拡大する市場であるオンラインギャンブルを拒絶しているということも問題点ではあるものの、日本に関してはそれ以前の根本的な問題がより大きい。

やはり、やりすぎでしかない増税などの悪辣な搾取によって国民全体の生活が苦しめられているという現状をどうにかして、国民全体の生活水準をあげていかない限り、日本では何も始めることはできないだろう。

大企業だけに配慮し大多数の労働者の実質賃金を下げて消費を冷え込ませ、中小企業を追い詰めて都市圏と地方の格差を拡大させる原因にしかならなかったアベノミクスという戦後最大の失策に対する全面的な反省と批判を行わない限り、日本はオンラインギャンブルという市場に参加する資格すら獲得することができない。

だが、自民党議員の裏金問題における不起訴などの腐敗でも顕著なように、現在の自民党中心の政治は「国民を虐げる」という方向で最後の搾取をする、ある種の「開き直り」のターンに入っている。

国民の政治権力に対する無力感を非人道的なルール違反で煽りながら、骨の髄まで国民から金を奪い取りとどめをさす動きしか見えない状態では、アベノミクスへの反省や批判など飛び出すはずもなく、今後も、国家の衰退と国民の貧困はさらに加速度的に進行していくことだけが予想される。

オンラインギャンブルという世界市場に参入するためには、まずは日本は足元から体勢を立て直す必要があるのだ。

国民が貧しいままネットギャンブルの市場に参加する可能性もゼロではない

現在の日本が、日本国民が依然として貧しいままでありながらネットギャンブルの市場に参加していくという可能性も、もちろんゼロではないだろう。

市場の検証で明らかなように、現在の日本にはオンラインギャンブルという世界市場に参加するための経済力が決定的に足りていないのだが、これも「貧しい人間を切り捨てる」というある種の棄民政策を採用するならば、無理を通した参入は可能である。

現状で仮に日本がオンラインギャンブルの市場に参加することを考えた場合、ギャンブル依存症を増やし、自身の経済力以上の賭け金を賭けて破滅していく人間を多数作り出す方向性によってのみ、シェアを拡大していかなければならない。

現在、日本は「カジノ誘致」というリアルギャンブルに関する政策を進行中であるが、これなどは、貧乏人でしかない国民を捨てることを通して、一部の企業と利権の持ち主だけが利益を得て責任をとらないという焼き畑的な政策であり、棄民の一つのあらわれである。

棄民政策とセットになったギャンブルへの姿勢や、「国民からはいくらでも税金をむしりとってもよい」というあけすけな態度を考えると、日本政府が今後積極的にオンラインギャンブルという市場に参加することは、大いに考えられるだろう。

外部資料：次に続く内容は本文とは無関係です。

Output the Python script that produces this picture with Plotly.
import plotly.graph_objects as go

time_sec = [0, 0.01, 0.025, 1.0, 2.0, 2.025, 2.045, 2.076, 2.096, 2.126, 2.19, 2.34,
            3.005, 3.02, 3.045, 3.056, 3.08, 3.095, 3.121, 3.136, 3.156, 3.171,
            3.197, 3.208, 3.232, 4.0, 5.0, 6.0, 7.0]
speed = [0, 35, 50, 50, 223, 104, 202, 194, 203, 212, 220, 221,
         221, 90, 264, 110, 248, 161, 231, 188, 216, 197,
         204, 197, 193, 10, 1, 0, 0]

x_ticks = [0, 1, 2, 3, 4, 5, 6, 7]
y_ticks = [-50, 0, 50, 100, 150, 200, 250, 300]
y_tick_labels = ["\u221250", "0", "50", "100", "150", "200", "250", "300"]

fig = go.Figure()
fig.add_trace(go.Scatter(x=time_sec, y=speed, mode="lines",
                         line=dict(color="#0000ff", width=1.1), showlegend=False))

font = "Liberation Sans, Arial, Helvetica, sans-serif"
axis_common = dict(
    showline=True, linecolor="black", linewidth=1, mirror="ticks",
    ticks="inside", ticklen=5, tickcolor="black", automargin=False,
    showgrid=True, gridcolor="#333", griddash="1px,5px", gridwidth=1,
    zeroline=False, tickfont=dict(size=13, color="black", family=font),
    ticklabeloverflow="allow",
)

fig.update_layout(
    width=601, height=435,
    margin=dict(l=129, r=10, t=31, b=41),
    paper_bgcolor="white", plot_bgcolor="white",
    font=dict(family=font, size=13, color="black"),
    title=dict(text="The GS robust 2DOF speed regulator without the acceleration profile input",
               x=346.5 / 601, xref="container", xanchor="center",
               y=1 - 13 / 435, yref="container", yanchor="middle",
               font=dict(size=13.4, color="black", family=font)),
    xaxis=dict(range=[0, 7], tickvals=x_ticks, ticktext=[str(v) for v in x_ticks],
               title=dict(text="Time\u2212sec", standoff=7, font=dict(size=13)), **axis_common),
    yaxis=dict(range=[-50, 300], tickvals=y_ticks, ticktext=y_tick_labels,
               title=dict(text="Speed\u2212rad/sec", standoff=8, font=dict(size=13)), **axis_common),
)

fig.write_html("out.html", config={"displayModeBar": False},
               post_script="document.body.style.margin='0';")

私個人としてはそのような形でのオンラインギャンブル市場への参与には賛成できないが、このように、オンラインギャンブルという市場を通して「草木一本残らない」という選択肢だけがある苦い現状を認識できるのは興味深い。

オンラインギャンブルという興味深い市場から見えてくるもの

オンラインギャンブルという興味深い市場から見えてくるもの

いまやオンラインギャンブルの世界市場では支配的なパイを獲得しているドイツも、一時期は現在の日本ほどではないものの生産性に欠ける「危機」の国であった。

そんな国が経済力を獲得しオンラインギャンブルの市場で強者としてふるまえているのだから、我々の衰退国家でも、そういった明るい未来を少しくらいは期待したいものだ。

このサイトでは、今回のように「オンラインギャンブル」という極めて興味深い市場をサンプルにして考えたことをまとめていく予定である。

オンラインギャンブルは人の欲望がダイレクトに反映されているために大変面白く、また、経済学部卒の私自身の趣味がギャンブルであるという個人的な事情も重なって、オンラインギャンブルの市場がサンプルとして採用された次第である。

世界市場などというと規模が大きすぎる話ではあるが、そういった世界市場の動きが我々の日常には確実に影響している。

日常から大きな世界をのぞき見る一方で、大きな世界での出来事を通して日常を改めて発見し考察しなおしていく。こういった考察の往復を、新米トレーダー兼ギャンブラーという極小の庶民の観点から、コツコツとやっていければと考えている。